▸ WHAT YOU HAVE TO DO:
In the lines below, output everything from the first line through the line containing "1.015, 1.080, 1.147]" exactly as it is. Pictures are not part of the output.

....

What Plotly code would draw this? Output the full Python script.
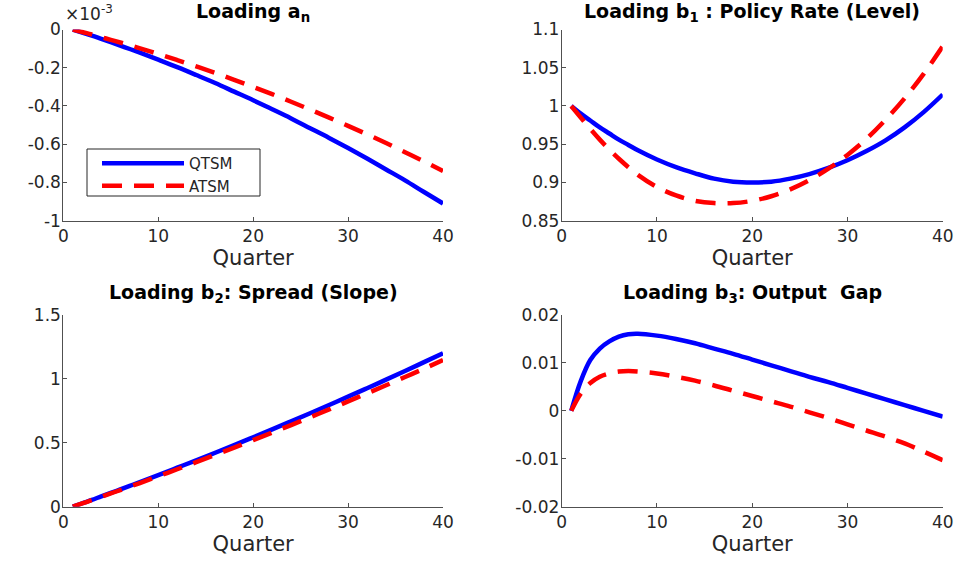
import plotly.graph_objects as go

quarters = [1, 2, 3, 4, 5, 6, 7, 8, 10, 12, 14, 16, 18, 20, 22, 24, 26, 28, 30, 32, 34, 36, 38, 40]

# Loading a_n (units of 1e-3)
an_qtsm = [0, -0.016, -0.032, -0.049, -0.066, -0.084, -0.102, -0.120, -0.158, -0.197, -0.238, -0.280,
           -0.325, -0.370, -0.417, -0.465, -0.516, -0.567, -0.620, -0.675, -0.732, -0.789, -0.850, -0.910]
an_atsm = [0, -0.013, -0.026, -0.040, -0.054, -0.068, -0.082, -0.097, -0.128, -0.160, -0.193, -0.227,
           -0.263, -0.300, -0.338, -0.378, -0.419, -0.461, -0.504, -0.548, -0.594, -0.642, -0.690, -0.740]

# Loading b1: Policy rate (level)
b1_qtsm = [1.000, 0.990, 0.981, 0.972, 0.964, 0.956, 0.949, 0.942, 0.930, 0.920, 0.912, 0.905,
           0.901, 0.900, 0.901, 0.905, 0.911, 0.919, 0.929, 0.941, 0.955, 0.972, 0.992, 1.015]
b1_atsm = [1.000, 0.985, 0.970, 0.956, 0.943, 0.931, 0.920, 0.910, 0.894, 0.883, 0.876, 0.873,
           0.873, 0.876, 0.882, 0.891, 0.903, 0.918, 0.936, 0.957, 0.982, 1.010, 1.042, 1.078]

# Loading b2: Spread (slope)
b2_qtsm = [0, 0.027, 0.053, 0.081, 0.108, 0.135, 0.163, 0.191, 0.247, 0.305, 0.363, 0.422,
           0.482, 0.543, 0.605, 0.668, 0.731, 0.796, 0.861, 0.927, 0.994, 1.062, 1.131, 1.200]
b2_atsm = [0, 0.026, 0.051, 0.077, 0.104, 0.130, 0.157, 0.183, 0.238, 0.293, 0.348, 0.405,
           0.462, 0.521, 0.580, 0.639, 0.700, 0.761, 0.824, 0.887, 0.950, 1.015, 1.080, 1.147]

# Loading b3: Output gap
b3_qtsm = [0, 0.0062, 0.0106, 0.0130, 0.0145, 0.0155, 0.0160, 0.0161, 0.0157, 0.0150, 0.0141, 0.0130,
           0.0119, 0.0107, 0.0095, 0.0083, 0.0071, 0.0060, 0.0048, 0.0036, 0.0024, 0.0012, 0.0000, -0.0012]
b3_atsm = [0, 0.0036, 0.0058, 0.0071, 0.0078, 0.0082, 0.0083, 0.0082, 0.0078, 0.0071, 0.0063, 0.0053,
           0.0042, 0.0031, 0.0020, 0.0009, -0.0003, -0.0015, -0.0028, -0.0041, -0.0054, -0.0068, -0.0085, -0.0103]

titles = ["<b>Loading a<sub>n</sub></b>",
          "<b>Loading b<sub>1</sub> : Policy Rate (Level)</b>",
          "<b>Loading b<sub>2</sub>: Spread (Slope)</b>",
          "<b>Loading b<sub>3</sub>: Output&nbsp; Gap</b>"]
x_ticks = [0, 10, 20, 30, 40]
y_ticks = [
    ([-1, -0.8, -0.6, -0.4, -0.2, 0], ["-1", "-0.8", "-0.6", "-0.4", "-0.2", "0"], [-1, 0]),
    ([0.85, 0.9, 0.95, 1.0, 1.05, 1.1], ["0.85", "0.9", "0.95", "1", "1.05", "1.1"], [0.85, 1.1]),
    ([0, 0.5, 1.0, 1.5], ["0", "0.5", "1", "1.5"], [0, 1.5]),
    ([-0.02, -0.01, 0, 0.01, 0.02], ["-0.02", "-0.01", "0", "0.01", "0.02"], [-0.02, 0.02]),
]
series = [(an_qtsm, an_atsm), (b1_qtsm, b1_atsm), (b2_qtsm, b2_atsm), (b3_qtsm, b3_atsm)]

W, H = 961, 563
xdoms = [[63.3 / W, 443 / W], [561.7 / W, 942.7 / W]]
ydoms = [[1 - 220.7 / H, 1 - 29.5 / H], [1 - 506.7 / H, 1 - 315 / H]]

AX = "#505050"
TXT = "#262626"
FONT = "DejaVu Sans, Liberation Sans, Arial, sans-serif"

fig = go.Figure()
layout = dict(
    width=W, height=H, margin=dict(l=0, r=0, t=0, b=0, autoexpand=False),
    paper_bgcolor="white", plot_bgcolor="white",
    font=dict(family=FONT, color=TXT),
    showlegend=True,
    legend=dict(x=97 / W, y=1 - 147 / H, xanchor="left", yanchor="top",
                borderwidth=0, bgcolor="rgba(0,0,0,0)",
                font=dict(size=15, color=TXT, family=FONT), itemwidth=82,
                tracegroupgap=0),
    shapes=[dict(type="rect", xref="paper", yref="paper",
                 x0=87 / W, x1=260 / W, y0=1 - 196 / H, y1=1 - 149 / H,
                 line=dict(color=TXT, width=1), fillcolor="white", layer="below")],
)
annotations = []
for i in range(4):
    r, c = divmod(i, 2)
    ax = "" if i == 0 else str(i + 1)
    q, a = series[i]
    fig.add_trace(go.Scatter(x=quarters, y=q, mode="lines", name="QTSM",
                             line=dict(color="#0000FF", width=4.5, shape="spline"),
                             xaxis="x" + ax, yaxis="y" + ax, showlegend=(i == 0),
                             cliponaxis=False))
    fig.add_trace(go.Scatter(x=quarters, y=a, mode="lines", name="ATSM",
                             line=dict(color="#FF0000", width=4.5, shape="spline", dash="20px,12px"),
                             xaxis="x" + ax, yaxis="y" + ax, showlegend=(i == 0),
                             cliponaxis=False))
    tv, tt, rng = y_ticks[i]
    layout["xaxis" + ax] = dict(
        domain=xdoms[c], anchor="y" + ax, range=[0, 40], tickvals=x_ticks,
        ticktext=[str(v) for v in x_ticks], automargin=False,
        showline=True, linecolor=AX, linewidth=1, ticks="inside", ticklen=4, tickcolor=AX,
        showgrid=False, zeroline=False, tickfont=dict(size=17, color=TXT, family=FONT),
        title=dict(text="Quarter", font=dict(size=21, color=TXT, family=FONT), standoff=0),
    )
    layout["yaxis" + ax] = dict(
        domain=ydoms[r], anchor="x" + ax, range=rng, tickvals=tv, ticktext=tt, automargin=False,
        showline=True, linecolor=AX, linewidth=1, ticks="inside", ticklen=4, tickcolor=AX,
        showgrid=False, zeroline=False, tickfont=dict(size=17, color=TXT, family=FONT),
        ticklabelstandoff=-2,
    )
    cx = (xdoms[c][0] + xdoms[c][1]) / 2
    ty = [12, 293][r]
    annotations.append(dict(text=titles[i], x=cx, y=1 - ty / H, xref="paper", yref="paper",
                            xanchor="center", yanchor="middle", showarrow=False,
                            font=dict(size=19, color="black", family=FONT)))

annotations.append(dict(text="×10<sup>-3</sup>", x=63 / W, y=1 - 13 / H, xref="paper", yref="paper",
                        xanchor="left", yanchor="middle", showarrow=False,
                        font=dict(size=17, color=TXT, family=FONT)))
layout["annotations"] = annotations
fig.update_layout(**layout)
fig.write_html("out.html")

....

▸ SOLVED PROBLEM:
What Plotly code would draw this? Output the full Python script.
import plotly.graph_objects as go

quarters = [1, 2, 3, 4, 5, 6, 7, 8, 10, 12, 14, 16, 18, 20, 22, 24, 26, 28, 30, 32, 34, 36, 38, 40]

# Loading a_n (units of 1e-3)
an_qtsm = [0, -0.016, -0.032, -0.049, -0.066, -0.084, -0.102, -0.120, -0.158, -0.197, -0.238, -0.280,
           -0.325, -0.370, -0.417, -0.465, -0.516, -0.567, -0.620, -0.675, -0.732, -0.789, -0.850, -0.910]
an_atsm = [0, -0.013, -0.026, -0.040, -0.054, -0.068, -0.082, -0.097, -0.128, -0.160, -0.193, -0.227,
           -0.263, -0.300, -0.338, -0.378, -0.419, -0.461, -0.504, -0.548, -0.594, -0.642, -0.690, -0.740]

# Loading b1: Policy rate (level)
b1_qtsm = [1.000, 0.990, 0.981, 0.972, 0.964, 0.956, 0.949, 0.942, 0.930, 0.920, 0.912, 0.905,
           0.901, 0.900, 0.901, 0.905, 0.911, 0.919, 0.929, 0.941, 0.955, 0.972, 0.992, 1.015]
b1_atsm = [1.000, 0.985, 0.970, 0.956, 0.943, 0.931, 0.920, 0.910, 0.894, 0.883, 0.876, 0.873,
           0.873, 0.876, 0.882, 0.891, 0.903, 0.918, 0.936, 0.957, 0.982, 1.010, 1.042, 1.078]

# Loading b2: Spread (slope)
b2_qtsm = [0, 0.027, 0.053, 0.081, 0.108, 0.135, 0.163, 0.191, 0.247, 0.305, 0.363, 0.422,
           0.482, 0.543, 0.605, 0.668, 0.731, 0.796, 0.861, 0.927, 0.994, 1.062, 1.131, 1.200]
b2_atsm = [0, 0.026, 0.051, 0.077, 0.104, 0.130, 0.157, 0.183, 0.238, 0.293, 0.348, 0.405,
           0.462, 0.521, 0.580, 0.639, 0.700, 0.761, 0.824, 0.887, 0.950, 1.015, 1.080, 1.147]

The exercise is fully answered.